Ritalin Can Be Abused, But It Doesn’t Cause Addiction, Untreated ADHD Can Lead To Addiction
Question: Our twelve-year-old son is quite an athlete; he excels in every sport that he plays. However, he is not doing well in school. His teacher said that he cannot pay attention. When I tell him to do homework, it is always a huge struggle. My husband said he was like that when he was young. He was diagnosed with ADHD, and treated with Ritalin pills. They helped him to pay attention, but he became too quiet. His parents stopped the medicine when he was in high school. He did manage to graduate, even got a scholarship to play hockey at university. Unfortunately, he got involved in alcohol and drugs, and dropped out after one year. His parents blamed Ritalin for his addiction. Last year, my sister’s daughter was diagnosed with ADHD. The paediatrician started her on medicine, and she is doing very well. I am reluctant to see a paediatrician. I am scared that our son will need medicine, and get into drugs like his father.
I believe your husband’s addiction was not because of Ritalin. There are people who abuse Ritalin, but it doesn’t cause addiction. Let me explain this to you.
Attention Deficit Hyperactivity Disorder (ADHD) has been recognized for over a century. The most obvious symptom is physical hyperactivity, more in boys than in girls. They get into trouble in school and at home. This hyperactivity is less obvious when they become teenagers. As a result, many thought ADHD is a childhood condition that they outgrow.
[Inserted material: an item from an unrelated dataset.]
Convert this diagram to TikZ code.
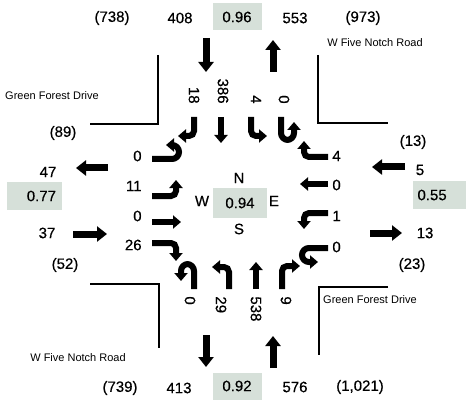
\documentclass[tikz,border=0pt]{standalone}
\usepackage{fontspec}
\setmainfont{Liberation Sans}
\newfontfamily\volfont[FakeBold=0.5]{Liberation Sans}
\usetikzlibrary{arrows.meta}

\definecolor{phfgray}{RGB}{214,224,217}

\begin{document}
\begin{tikzpicture}[
    x=0.5pt, y=-0.5pt,
    vol/.style={font=\fontsize{7.5}{8}\volfont, inner sep=0pt},
    street/.style={font=\fontsize{5.5}{6}\selectfont, inner sep=0pt},
    phf/.style={vol, fill=phfgray, minimum width=24.5pt, minimum height=13.5pt},
    flow/.style={line width=3.5pt, -{Triangle[length=5pt, width=7.5pt]}},
    move/.style={line width=3pt, rounded corners=2.5pt, -{Triangle[length=4pt, width=6.5pt]}},
    uturn/.style={move, rounded corners=3.5pt},
    curb/.style={line width=1pt}
]
    \useasboundingbox (0,0) rectangle (466,401);

    % === Curb corners and street names ===
    \draw[curb] (158,55) -- (158,124) -- (90,124);
    \draw[curb] (318,55) -- (318,123) -- (388,123);
    \draw[curb] (90,284) -- (159,284) -- (159,348);
    \draw[curb] (388,287) -- (319,287) -- (319,355);

    \node[street] (nwName) at (52,96) {Green Forest Drive};
    \node[street] (neName) at (375,43) {W Five Notch Road};
    \node[street] (swName) at (78,358) {W Five Notch Road};
    \node[street] (seName) at (370,300) {Green Forest Drive};

    % === North leg ===
    \node[vol] (nPeak) at (112,18) {(738)};
    \node[vol] (nOut) at (180,18) {408};
    \node[phf] (nPhf) at (237,17) {0.96};
    \node[vol] (nIn) at (295,18) {553};
    \node[vol] (nTot) at (363,18) {(973)};
    \draw[flow] (206,38) -- (206,72);
    \draw[flow] (273,72) -- (273,40);

    % === South leg ===
    \node[vol] (sPeak) at (120,388) {(739)};
    \node[vol] (sOut) at (179,388) {413};
    \node[phf] (sPhf) at (237,386) {0.92};
    \node[vol] (sIn) at (295,387) {576};
    \node[vol] (sTot) at (360,387) {(1,021)};
    \draw[flow] (206,335) -- (206,367);
    \draw[flow] (273,368) -- (273,336);

    % === West leg ===
    \node[vol] (wTot) at (63,133) {(89)};
    \node[vol] (wOut) at (48,172) {47};
    \node[phf, minimum width=27.5pt, text width=22pt, align=right] (wPhf) at (34,196) {0.77};
    \node[vol] (wIn) at (47,233) {37};
    \node[vol] (wPeak) at (65,265) {(52)};
    \draw[flow] (108,168) -- (76,168);
    \draw[flow] (73,234) -- (107,234);

    % === East leg ===
    \node[vol] (eTot) at (413,142) {(13)};
    \node[vol] (eIn) at (420,170) {5};
    \node[phf, minimum width=26.5pt, text width=22pt, align=left] (ePhf) at (439.5,195) {0.55};
    \node[vol] (eOut) at (425,233) {13};
    \node[vol] (ePeak) at (412,265) {(23)};
    \draw[flow] (405,167) -- (372,167);
    \draw[flow] (370,233) -- (402,233);

    % === Intersection ===
    \node[vol] (compN) at (239,178) {N};
    \node[vol] (compW) at (202,201) {W};
    \node[phf, minimum width=27pt, minimum height=15pt] (midPhf) at (240,203) {0.94};
    \node[vol] (compE) at (274,201) {E};
    \node[vol] (compS) at (239,229) {S};

    % southbound turns
    \node[vol, rotate=-90, anchor=east] (sbR) at (194,104) {18};
    \node[vol, rotate=-90, anchor=east] (sbT) at (223,104) {386};
    \node[vol, rotate=-90, anchor=east] (sbL) at (256,104) {4};
    \node[vol, rotate=-90, anchor=east] (sbU) at (284,104) {0};
    \draw[move] (194,117) |- (178,136);
    \draw[move] (221,117) -- (221,143);
    \draw[move] (251,117) |- (267,136);
    \draw[uturn] (281,117) -- (281,140) -- (294,140) -- (294,122);

    % eastbound turns
    \node[vol, anchor=east] (ebU) at (142,156) {0};
    \node[vol, anchor=east] (ebL) at (142,186) {11};
    \node[vol, anchor=east] (ebT) at (142,216) {0};
    \node[vol, anchor=east] (ebR) at (142,245) {26};
    \draw[uturn] (152,159) -- (179,159) -- (179,145) -- (166,145);
    \draw[move] (152,196) -| (176,180);
    \draw[move] (152,222) -- (181,222);
    \draw[move] (152,243) -| (176,261);

    % westbound turns
    \node[vol, anchor=west] (wbR) at (332,156) {4};
    \node[vol, anchor=west] (wbT) at (332,185) {0};
    \node[vol, anchor=west] (wbL) at (332,216) {1};
    \node[vol, anchor=west] (wbU) at (332,247) {0};
    \draw[move] (328,157) -| (304,141);
    \draw[move] (328,184) -- (300,184);
    \draw[move] (328,213) -| (304,229);
    \draw[uturn] (328,248) -- (302,248) -- (302,262) -- (318,262);

    % northbound turns
    \node[vol, rotate=-90, anchor=west] (nbU) at (190,296) {0};
    \node[vol, rotate=-90, anchor=west] (nbL) at (221,296) {29};
    \node[vol, rotate=-90, anchor=west] (nbT) at (256,296) {538};
    \node[vol, rotate=-90, anchor=west] (nbR) at (286,296) {9};
    \draw[uturn] (194,289) -- (194,264) -- (181,264) -- (181,281);
    \draw[move] (229,289) |- (212,267);
    \draw[move] (256,289) -- (256,262);
    \draw[move] (282,289) |- (300,266);

\end{tikzpicture}
\end{document}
In the last few decades, it is evident that some boys, and most girls, with ADHD are not physically hyperactive. They are hyperactive in their brain that no one can see. They can sit quietly in class, but their mind is somewhere else. Some can still do well in school, but many don’t, and they lose their self-esteem.
Trying to fit in, they may hang out with “the wrong crowd,” and experiment with cigarettes (or vape nicotine), weed (cannabis), and alcohol. These may calm their brain; they feel accepted by others, not knowing that they are getting into addiction. It is the untreated ADHD that leads to addiction, not Ritalin pills.
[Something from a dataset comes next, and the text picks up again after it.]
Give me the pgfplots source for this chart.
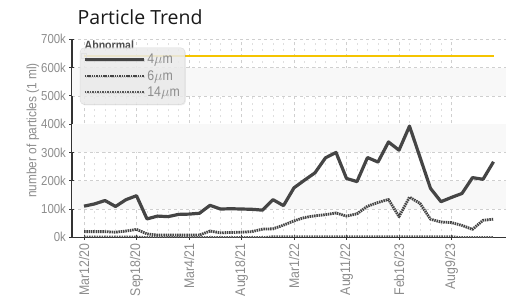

Your husband remembered that Ritalin pills helped him to pay attention, likely improved his marks also. Unfortunately, at that time, short-acting Ritalin and Dexedrine pills were the only medications available for treatment of ADHD. Each pill worked for few hours. As a result, many children needed to take medicine two to three times a day. Some children became more quiet, this scared parents who were used to their hyperactivity. That was why many children didn’t stay on medicine.
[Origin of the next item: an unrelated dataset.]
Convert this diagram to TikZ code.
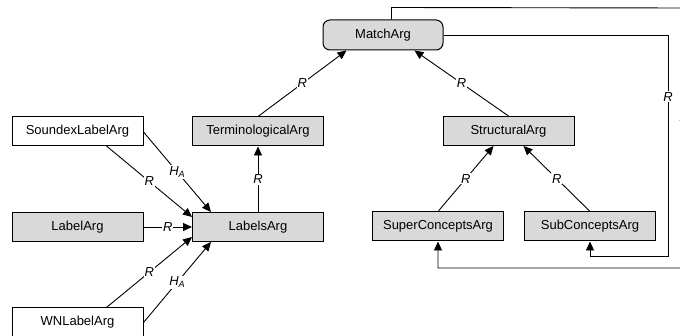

Since early 2000, we have several long-acting ADHD medications that can work 10 to twelve hours. Many children and adults with ADHD only need to take one dose every morning; it can be effective until close to bedtime. They can pay attention in school, do homework, and study. They can participate better in team sports like soccer and baseball, where they have to pay attention to other team members. These medications don’t change their personality or creativity.
It is good to know that your son is active in sports. The physical activity is very important for his brain’s function. Many teenagers spend a lot of time on social media and videogame; this is very harmful for their developing brain. You should limit his time on these activities, and make sure he has a good sleep schedule.
Although your son can become an elite athlete, it is still very important for him to succeed in school. Long-acting ADHD medications can help him to pay attention and learn. He can do well in sports and in academics. When his athletic career ends, he will have his education to pursue other professions. If he doesn’t get help with ADHD, he may get frustrated, and drop out of school.
I suggest that you contact your primary care provider, and discuss your concern. He may need an assessment with a psychologist who can determine whether he has ADHD or not. Most paediatricians have training in ADHD, and can advise you about long-acting medications. Watch and see how he responds. You may be surprised to find his academic potential in addition to his athletic ability.